Task statement => Look for the string "this" in every line, and copy each line that has it.

Given entries =>

# # # # #

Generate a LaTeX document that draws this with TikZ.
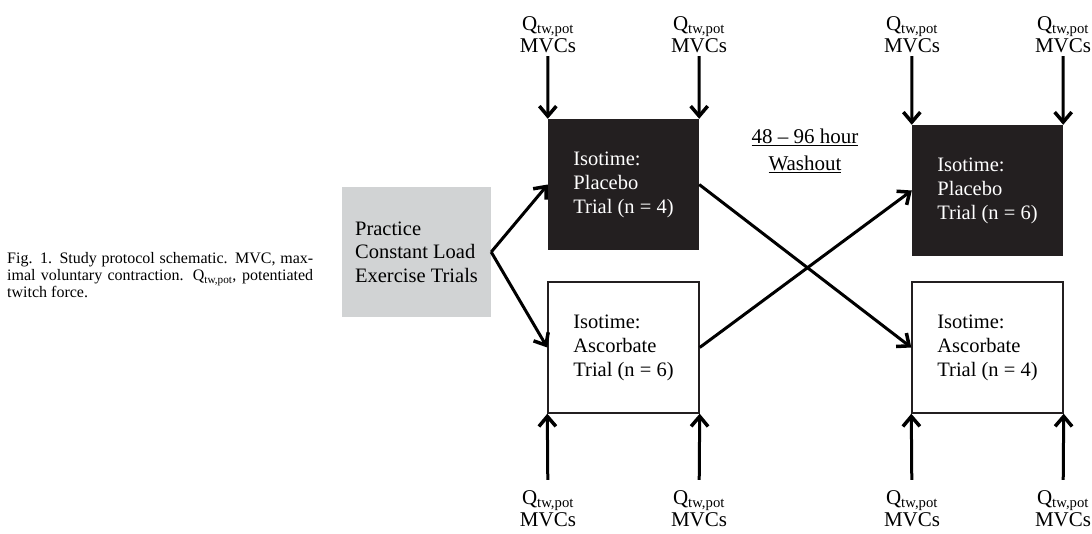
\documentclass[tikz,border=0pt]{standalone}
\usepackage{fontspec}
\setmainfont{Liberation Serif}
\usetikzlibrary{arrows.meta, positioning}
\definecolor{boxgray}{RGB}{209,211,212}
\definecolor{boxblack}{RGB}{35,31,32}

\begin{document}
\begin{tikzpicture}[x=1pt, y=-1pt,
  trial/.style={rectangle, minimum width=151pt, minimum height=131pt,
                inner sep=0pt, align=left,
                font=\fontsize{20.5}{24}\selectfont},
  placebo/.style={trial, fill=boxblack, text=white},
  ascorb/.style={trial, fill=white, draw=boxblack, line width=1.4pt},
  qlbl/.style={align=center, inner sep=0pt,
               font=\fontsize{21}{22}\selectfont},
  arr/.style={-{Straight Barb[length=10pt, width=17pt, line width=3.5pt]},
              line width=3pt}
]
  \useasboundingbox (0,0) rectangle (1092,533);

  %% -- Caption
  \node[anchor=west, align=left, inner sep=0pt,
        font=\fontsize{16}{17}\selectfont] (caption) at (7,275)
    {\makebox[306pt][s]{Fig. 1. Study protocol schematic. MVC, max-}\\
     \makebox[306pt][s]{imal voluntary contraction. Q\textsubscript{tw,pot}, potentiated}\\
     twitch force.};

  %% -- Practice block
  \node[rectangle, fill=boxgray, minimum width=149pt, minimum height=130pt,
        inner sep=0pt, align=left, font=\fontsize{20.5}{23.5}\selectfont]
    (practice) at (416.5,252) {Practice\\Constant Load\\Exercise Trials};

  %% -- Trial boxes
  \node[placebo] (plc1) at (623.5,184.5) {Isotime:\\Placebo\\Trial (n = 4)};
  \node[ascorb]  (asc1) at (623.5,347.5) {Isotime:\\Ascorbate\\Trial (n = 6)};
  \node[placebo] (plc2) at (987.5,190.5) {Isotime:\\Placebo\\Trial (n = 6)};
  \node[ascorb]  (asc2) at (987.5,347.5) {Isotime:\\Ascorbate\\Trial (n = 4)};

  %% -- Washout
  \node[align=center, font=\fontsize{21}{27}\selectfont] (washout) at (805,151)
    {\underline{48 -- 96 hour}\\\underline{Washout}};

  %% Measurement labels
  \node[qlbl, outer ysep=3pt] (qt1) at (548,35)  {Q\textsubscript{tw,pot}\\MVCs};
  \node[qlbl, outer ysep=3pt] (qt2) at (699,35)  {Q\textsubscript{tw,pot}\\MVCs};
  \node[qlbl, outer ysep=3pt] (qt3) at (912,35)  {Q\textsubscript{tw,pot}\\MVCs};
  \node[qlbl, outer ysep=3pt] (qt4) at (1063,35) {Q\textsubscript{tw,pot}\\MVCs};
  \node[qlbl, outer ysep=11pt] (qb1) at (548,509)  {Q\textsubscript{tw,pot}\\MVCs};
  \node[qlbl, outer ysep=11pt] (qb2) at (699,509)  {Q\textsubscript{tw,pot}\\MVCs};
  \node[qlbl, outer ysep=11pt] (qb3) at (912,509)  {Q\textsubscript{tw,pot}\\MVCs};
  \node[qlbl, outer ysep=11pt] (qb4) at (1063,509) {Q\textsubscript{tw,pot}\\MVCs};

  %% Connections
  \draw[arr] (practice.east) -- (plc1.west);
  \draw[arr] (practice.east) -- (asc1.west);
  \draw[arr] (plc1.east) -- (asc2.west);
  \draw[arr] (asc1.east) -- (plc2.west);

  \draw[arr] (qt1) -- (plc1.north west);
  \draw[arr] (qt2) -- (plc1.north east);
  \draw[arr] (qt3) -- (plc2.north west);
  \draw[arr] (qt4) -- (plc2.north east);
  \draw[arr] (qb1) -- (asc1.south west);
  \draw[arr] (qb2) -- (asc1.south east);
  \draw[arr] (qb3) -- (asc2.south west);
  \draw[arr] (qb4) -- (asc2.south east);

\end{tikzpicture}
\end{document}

# # # # #

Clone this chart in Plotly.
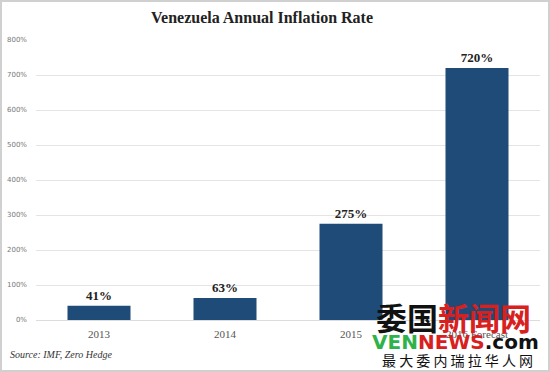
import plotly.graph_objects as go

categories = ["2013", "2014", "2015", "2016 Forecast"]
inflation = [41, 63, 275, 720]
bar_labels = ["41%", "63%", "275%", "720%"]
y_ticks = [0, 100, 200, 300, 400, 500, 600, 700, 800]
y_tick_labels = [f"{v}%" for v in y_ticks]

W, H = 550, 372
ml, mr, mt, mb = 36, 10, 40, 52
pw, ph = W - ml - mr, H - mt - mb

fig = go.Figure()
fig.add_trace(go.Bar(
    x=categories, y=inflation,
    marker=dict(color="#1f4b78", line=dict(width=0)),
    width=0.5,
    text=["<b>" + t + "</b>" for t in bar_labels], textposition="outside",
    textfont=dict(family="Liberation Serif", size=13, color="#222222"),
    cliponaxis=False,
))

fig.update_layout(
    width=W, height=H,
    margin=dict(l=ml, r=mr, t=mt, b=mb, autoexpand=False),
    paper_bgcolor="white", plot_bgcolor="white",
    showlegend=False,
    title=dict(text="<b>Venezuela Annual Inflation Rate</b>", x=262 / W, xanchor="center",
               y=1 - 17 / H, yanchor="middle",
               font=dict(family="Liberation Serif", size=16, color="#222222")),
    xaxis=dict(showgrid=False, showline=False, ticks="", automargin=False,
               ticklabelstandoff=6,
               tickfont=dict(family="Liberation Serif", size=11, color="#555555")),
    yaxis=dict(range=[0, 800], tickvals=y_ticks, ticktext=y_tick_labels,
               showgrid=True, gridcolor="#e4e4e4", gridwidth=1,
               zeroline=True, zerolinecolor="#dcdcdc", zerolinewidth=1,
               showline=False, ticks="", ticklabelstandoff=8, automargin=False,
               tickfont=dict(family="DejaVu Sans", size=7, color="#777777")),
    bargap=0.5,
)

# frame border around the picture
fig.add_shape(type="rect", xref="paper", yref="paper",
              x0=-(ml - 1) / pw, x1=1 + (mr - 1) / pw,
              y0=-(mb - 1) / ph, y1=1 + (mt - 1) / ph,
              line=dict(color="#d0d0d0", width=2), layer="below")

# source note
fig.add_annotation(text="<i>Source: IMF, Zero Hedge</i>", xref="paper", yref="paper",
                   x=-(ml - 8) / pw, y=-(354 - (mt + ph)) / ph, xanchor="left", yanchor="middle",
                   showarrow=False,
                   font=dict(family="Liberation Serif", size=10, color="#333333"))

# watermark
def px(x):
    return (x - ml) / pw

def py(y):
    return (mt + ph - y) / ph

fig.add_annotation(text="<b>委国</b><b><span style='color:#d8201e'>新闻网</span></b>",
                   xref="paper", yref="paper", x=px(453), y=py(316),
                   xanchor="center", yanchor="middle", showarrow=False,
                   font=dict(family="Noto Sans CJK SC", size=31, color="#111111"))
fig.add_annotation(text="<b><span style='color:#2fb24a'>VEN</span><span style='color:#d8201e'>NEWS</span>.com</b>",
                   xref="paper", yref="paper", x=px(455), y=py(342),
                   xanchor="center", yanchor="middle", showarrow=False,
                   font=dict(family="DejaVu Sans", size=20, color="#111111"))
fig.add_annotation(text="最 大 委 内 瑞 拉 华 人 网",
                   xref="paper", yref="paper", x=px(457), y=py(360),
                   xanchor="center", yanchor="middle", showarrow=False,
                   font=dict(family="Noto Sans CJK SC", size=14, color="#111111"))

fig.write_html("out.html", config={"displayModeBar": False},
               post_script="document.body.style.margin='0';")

# # # # #

Result =>
Generate a LaTeX document that draws this with TikZ.
Clone this chart in Plotly.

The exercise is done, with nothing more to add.